# Plans for Trough Feeders???



## Scout-N-Hunt (Aug 14, 2008)

Anyone have a good drawing/plans/pics of a simple but sturdy trough feeder? Need to build 3.

I've seen some posted here before and found a couple with the search engine, but was looking for something I could prefab in the shop and haul to the woods for assembly.

Any help is appreciated.


----------



## ejs1980 (Aug 14, 2008)

What are you planning to use to build it. If your using something like a wood/plastic drum setup I would build the base and attatch the drum at home then cut the lumber for the roof and bury 4x4's to attatch the roof too otherwise you'll likely find it on it's side after a good windstorm.


----------



## Auchumpkee Creek Assassin (Aug 15, 2008)

i made one  couple weeks ago, out of wood,tin, and 1/2 of a blue 55 gallon plastic drum, i will take a pic of it this weekend for ya.


----------



## Scout-N-Hunt (Aug 15, 2008)

Much appreciated. 

We built 2 last year over on the west side of the state and was looking for a materials list/pics/plans of how others had done it.

We used 4x4's for the frame and 2x6's in a "V" to support half of a 35gal blue poly drum cut length wise. Sheet of 1/2" plywood cut in half for each side of the roof with aluminum sheathing that comes in a roll to cover it.


----------



## EastALHunter (Aug 15, 2008)

*These are the best I've seen....*

Steel frame, cypress manger style troughs, tin roofs.  The more slender, longer manger style troughs keep feed drier.

http://www.portlandhunting.com/gallery2/main.php?g2_itemId=161



Scout-N-Hunt said:


> Anyone have a good drawing/plans/pics of a simple but sturdy trough feeder? Need to build 3.
> 
> I've seen some posted here before and found a couple with the search engine, but was looking for something I could prefab in the shop and haul to the woods for assembly.
> 
> Any help is appreciated.


----------



## camotoy (Aug 17, 2008)

here's a good pic of 1 of mine 

not hard to build at all


----------



## Auchumpkee Creek Assassin (Aug 20, 2008)

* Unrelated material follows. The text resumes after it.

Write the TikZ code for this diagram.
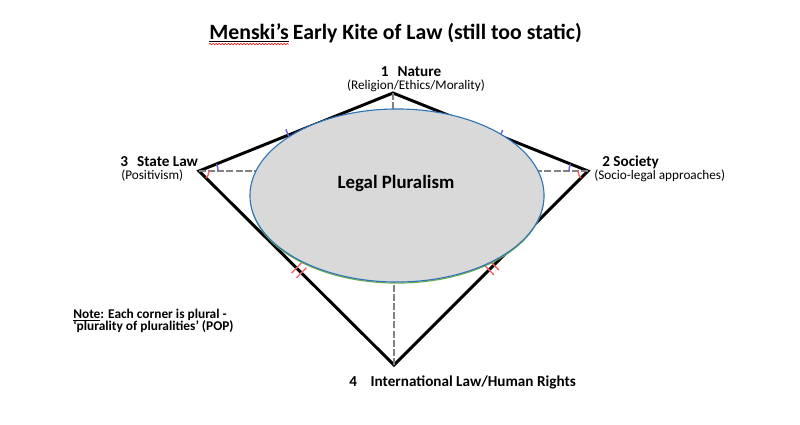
\documentclass[tikz,border=0pt]{standalone}
\usepackage{fontspec}
\setmainfont{Carlito}
\usetikzlibrary{positioning, calc, shapes.geometric, decorations.pathmorphing}
\definecolor{lpfill}{RGB}{217,217,217}
\definecolor{lpblue}{RGB}{46,117,182}
\definecolor{lpgreen}{RGB}{112,173,71}
\definecolor{tickblue}{RGB}{105,95,235}
\definecolor{tickred}{RGB}{245,100,100}
\definecolor{spokegray}{RGB}{130,130,130}
\tikzset{
  kite/.style={line width=2.1pt, black, line join=miter},
  spoke/.style={spokegray, line width=1.1pt, dash pattern=on 5pt off 1.5pt},
  tickb/.style={tickblue, line width=1pt},
  tickr/.style={tickred, line width=1pt},
  lpshape/.style={ellipse, draw=lpblue, fill=lpfill, line width=0.8pt, inner sep=0pt,
    minimum width=7.35cm, minimum height=4.325cm},
  corner/.style={font=\bfseries\fontsize{10.8}{13}\selectfont, inner sep=0pt},
  cornersub/.style={font=\fontsize{9.4}{11}\selectfont, inner sep=0pt},
  notetext/.style={font=\bfseries\fontsize{9.5}{11}\selectfont, inner sep=0pt, anchor=base west},
  titletext/.style={font=\bfseries\fontsize{15.5}{18}\selectfont, inner sep=0pt},
}
\newcommand{\gap}[1]{\hspace{#1em}}

\begin{document}
\begin{tikzpicture}[x=0.025cm, y=0.025cm]
      \useasboundingbox (0,0) rectangle (800,424);

      % corners of the kite
      \coordinate (nat) at (393,331);
      \coordinate (soc) at (588,253);
      \coordinate (intl) at (394,59);
      \coordinate (sl) at (199,253);
      \coordinate (lpc) at (397,228.5);

      % title
      \node[titletext, anchor=base west] (ttlA) at (209,385) {\underline{Menski’s}};
      \node[titletext, anchor=base west] (ttlB) at ([xshift=0.25em]ttlA.base east) {Early Kite of Law (still too static)};
      \draw[red, line width=0.4pt, decorate, decoration={snake, amplitude=0.5pt, segment length=2.2pt}]
        ([yshift=-3.6pt]ttlA.base west) -- ([yshift=-3.6pt]ttlA.base east);

      % kite
      \draw[kite] (nat) -- (soc) -- (intl) -- (sl) -- cycle;

      % spokes
      \draw[spoke] (nat) -- (nat |- lpc);
      \draw[spoke] (intl) -- (intl |- lpc);
      \draw[spoke] (sl) -- (sl -| lpc);
      \draw[spoke] (soc) -- (soc -| lpc);

      % equal sides
      \path (sl) -- (nat) coordinate[pos=0.46] (tkA);
      \path (soc) -- (nat) coordinate[pos=0.45] (tkB);
      \path (sl) -- (intl) coordinate[pos=0.50] (tkC1) coordinate[pos=0.525] (tkC2);
      \path (soc) -- (intl) coordinate[pos=0.485] (tkD1) coordinate[pos=0.51] (tkD2);
      \draw[tickb] ($(tkA)!4.5pt!90:(nat)$) -- ($(tkA)!2pt!-90:(nat)$);
      \draw[tickb] ($(tkB)!4.5pt!-90:(nat)$) -- ($(tkB)!2pt!90:(nat)$);
      \draw[tickr] ($(tkC1)!5pt!90:(intl)$) -- ($(tkC1)!5pt!-90:(intl)$);
      \draw[tickr] ($(tkC2)!5pt!90:(intl)$) -- ($(tkC2)!5pt!-90:(intl)$);
      \draw[tickr] ($(tkD1)!5pt!90:(intl)$) -- ($(tkD1)!5pt!-90:(intl)$);
      \draw[tickr] ($(tkD2)!5pt!90:(intl)$) -- ($(tkD2)!5pt!-90:(intl)$);

      % equal angles
      \draw[tickb] ($(sl)+(19,0)$) arc[start angle=0, end angle=22, radius=19];
      \draw[tickr] ($(sl)+(10,0)$) arc[start angle=0, end angle=-45, radius=10];
      \draw[tickb] ($(soc)+(-19,0)$) arc[start angle=180, end angle=158, radius=19];
      \draw[tickr] ($(soc)+(-10,0)$) arc[start angle=180, end angle=225, radius=10];

      % legal pluralism
      \draw[lpgreen, line width=0.8pt] ($(lpc)+(0,-1.6)$) ellipse[x radius=146.5, y radius=86];
      \node[lpshape] (lp) at (lpc) {};
      \node[font=\bfseries\fontsize{13.4}{16}\selectfont, inner sep=0pt] (lptxt) at (396,241) {Legal Pluralism};

      % corner labels
      \node[corner, anchor=base] (natA) at (411,347.5) {1\gap{0.6}Nature};
      \node[cornersub, anchor=base] (natB) at (416,335) {(Religion/Ethics/Morality)};
      \node[corner, anchor=base west] (socA) at (602,257.5) {2 Society};
      \node[cornersub, anchor=base west] (socB) at (594,245) {(Socio-legal approaches)};
      \node[corner, anchor=base west] (slA) at (120,257.5) {3\gap{0.6}State Law};
      \node[cornersub, anchor=base west] (slB) at (121,245) {(Positivism)};
      \node[corner, anchor=west] (intlA) at (349,42) {4\gap{0.9}International Law/Human Rights};

      % note
      \node[notetext] (noteA) at (73,106) {\underline{Note}: Each corner is plural -};
      \node[notetext] (noteB) at (73,93.5) {‘plurality of pluralities’ (POP)};
    \end{tikzpicture}
\end{document}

SNH, here is the pic of the feeder i made about a month ago from re-cycled materials


----------



## Auchumpkee Creek Assassin (Aug 20, 2008)

and here is one a friend of mine had made this week


----------



## Scout-N-Hunt (Aug 20, 2008)

*Thanks!*

Thanks to All for taking the time to share, I genuinely appreicate it.

S-N-H


----------



## Just 1 More (Aug 23, 2008)




----------



## Auchumpkee Creek Assassin (Aug 23, 2008)

as requested roof design for trough feeder


----------



## Thebody (Aug 24, 2008)

Not really hard to buils and keeps everything dry.


----------



## gadeerwoman (Nov 5, 2008)

ran across some new plans today and thought I'd post the link in case anyone needs some winter projects:
http://www.aces.edu/timelyinfo/ForestryWildlife/2004/February/deerfeeder.pdf
Looks like the raccoons and possum would love it.
And one I drew up (excuse the shaky hand) for one made with a 55 gal drum mounted on a 4x4 post. Just dig a hole for the post, insert it in the ground with about 24 inches above ground. Bolt a piece of round plywood to the bottom of the barrel (or you can use a painted metal trashcan with lid) to add extra support on the bottom. Make 4 cutouts around the can or barrel about 4x4 inches  or 5x5, bending the top piece of metal outward to shield from rain. Add some camo tape along the sides to protect the deer's noses. Add a funnel inside. Bolt the entire container to the top of the 4x4 post. The bigger the barrell, the higher the post, the fewer pest critters can get to the feed. Use a tight fitting lid and clean regularly.


----------



## sweet 16 (Nov 5, 2008)

A sitting for about 6 coons.  How many shots to you get with coons eating your $8 bag corn.


----------